-------- Exercise materials

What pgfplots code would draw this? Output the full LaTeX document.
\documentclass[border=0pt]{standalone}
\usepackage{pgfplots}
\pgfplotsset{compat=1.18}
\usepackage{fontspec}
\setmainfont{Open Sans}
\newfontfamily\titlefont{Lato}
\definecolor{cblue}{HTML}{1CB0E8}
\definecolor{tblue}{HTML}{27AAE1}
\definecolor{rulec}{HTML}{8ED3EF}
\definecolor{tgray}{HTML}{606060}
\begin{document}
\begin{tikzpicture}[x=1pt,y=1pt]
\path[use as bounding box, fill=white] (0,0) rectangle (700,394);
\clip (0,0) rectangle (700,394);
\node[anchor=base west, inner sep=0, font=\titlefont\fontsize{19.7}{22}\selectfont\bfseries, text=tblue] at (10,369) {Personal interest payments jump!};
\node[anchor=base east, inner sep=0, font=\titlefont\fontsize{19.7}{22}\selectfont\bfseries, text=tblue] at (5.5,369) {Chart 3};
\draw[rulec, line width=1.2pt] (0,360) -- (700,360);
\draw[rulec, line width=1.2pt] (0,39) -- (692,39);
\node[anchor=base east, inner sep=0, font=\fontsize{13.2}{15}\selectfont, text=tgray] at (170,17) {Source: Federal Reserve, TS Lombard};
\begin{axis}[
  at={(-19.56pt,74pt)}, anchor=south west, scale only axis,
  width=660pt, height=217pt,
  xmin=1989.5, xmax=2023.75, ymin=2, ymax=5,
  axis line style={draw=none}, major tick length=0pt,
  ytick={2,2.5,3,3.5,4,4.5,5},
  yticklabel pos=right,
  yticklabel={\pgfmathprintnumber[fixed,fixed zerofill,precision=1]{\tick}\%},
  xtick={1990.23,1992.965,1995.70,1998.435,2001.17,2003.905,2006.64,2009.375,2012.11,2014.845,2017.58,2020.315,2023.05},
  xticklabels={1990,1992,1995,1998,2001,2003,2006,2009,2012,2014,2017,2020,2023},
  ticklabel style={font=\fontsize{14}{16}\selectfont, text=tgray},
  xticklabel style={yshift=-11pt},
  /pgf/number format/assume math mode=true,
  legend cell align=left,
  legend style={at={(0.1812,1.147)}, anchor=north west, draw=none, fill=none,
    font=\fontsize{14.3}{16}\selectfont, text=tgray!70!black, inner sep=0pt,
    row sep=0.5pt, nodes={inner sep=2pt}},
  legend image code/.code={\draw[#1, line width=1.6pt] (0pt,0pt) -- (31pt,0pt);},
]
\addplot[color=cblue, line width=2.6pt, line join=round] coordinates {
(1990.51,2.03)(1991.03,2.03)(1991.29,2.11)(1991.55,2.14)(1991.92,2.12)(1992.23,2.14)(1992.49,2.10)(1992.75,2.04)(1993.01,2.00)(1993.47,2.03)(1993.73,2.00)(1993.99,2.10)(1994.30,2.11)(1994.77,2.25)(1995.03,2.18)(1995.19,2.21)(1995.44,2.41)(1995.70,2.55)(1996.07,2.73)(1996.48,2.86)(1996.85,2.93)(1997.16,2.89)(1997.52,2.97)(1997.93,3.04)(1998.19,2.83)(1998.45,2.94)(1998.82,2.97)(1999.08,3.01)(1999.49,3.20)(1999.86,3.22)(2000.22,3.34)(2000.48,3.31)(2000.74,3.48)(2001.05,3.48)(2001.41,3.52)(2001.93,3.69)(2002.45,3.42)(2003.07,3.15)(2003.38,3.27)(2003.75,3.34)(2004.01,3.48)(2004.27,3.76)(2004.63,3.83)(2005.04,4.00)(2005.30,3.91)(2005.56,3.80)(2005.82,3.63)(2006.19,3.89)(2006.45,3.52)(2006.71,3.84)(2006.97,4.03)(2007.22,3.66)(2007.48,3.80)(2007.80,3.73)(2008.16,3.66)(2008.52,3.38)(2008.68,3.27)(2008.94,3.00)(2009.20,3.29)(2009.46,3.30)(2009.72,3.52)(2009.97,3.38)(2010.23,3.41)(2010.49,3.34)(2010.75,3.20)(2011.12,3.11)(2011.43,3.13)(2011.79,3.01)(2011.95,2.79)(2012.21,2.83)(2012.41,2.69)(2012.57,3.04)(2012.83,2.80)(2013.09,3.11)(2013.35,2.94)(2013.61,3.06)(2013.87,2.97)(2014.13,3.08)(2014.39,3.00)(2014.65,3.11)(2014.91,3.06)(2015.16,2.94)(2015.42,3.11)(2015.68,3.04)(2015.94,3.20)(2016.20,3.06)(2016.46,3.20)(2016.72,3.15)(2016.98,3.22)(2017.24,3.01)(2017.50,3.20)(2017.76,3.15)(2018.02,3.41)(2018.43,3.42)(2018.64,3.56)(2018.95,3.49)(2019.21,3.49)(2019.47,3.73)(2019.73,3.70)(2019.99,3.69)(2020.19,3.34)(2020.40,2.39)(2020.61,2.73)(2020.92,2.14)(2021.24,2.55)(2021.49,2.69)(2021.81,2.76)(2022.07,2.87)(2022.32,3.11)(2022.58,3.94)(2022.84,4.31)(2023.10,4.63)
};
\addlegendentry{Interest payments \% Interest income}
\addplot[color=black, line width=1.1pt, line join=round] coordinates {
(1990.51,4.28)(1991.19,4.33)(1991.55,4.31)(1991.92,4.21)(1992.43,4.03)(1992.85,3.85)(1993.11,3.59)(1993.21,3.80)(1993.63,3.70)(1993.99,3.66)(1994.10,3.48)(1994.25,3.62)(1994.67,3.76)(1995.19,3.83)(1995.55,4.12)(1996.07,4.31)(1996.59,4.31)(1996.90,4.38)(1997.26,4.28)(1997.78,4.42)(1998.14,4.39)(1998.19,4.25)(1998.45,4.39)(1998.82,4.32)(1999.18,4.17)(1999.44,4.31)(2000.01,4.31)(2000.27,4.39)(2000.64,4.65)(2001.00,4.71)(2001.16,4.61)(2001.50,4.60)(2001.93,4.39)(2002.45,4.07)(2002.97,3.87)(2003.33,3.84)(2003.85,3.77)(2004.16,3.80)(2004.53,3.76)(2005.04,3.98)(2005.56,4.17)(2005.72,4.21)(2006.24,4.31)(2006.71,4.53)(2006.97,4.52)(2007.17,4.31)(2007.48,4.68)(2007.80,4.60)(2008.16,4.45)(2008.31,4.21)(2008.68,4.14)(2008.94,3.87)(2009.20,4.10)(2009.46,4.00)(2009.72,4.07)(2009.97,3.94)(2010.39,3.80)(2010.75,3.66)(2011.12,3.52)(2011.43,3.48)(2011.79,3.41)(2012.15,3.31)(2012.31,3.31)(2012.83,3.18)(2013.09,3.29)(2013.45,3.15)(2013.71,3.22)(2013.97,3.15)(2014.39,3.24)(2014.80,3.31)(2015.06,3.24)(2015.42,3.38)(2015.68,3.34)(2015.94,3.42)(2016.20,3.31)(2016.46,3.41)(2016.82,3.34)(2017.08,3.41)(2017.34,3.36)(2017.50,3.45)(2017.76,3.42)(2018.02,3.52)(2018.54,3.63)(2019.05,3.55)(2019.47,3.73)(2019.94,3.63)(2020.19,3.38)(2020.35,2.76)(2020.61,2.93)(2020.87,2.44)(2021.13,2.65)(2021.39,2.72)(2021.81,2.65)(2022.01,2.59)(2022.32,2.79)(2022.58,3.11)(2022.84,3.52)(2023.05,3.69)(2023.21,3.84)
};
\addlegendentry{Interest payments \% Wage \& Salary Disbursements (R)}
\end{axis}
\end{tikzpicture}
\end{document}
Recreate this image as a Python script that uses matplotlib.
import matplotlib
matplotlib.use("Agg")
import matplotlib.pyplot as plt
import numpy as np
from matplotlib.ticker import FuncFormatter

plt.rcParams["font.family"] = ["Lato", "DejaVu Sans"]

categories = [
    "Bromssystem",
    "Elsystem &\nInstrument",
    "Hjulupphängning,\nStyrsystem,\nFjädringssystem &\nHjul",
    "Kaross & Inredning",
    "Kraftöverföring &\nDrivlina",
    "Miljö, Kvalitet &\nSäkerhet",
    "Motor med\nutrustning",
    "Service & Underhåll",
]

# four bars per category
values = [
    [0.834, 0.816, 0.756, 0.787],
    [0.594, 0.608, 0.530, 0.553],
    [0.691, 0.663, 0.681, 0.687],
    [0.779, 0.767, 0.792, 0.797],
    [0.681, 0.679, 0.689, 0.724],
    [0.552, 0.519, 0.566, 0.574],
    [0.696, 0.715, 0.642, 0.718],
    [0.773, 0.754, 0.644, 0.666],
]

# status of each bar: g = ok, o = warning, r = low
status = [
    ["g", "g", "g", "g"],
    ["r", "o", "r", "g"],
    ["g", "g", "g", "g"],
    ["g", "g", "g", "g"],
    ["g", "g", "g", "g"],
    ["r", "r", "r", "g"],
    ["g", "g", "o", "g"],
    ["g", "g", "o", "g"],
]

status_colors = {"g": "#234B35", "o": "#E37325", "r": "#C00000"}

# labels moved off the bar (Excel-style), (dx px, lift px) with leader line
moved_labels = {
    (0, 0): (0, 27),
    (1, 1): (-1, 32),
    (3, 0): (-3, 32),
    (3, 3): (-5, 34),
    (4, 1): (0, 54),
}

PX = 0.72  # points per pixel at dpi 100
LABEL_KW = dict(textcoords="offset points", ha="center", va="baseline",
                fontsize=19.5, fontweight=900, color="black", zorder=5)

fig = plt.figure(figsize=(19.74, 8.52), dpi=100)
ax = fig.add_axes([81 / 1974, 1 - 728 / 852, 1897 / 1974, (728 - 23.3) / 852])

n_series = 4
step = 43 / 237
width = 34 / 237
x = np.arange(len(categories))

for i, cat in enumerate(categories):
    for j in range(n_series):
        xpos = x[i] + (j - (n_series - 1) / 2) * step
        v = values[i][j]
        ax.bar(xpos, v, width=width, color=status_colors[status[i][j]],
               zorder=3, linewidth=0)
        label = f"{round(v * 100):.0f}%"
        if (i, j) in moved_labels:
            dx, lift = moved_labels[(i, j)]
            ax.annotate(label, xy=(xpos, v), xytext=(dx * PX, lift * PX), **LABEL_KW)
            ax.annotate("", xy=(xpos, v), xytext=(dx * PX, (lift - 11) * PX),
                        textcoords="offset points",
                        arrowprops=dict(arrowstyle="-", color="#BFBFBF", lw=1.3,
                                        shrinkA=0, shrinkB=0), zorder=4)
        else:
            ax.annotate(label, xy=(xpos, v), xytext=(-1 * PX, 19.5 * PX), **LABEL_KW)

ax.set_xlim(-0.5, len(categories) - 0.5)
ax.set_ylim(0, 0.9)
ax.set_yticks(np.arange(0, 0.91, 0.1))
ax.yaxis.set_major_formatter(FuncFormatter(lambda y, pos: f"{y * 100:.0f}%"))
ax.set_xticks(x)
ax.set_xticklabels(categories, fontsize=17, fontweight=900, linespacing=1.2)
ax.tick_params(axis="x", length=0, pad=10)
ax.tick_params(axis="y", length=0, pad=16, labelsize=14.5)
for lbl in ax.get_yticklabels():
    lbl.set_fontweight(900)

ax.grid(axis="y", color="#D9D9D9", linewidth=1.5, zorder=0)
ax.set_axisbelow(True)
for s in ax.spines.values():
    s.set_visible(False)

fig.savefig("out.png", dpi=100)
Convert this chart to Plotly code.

----------------

### Problem statement
Say, as a bare number, how many lines in the entries above include the string "image".

### Result of this task
2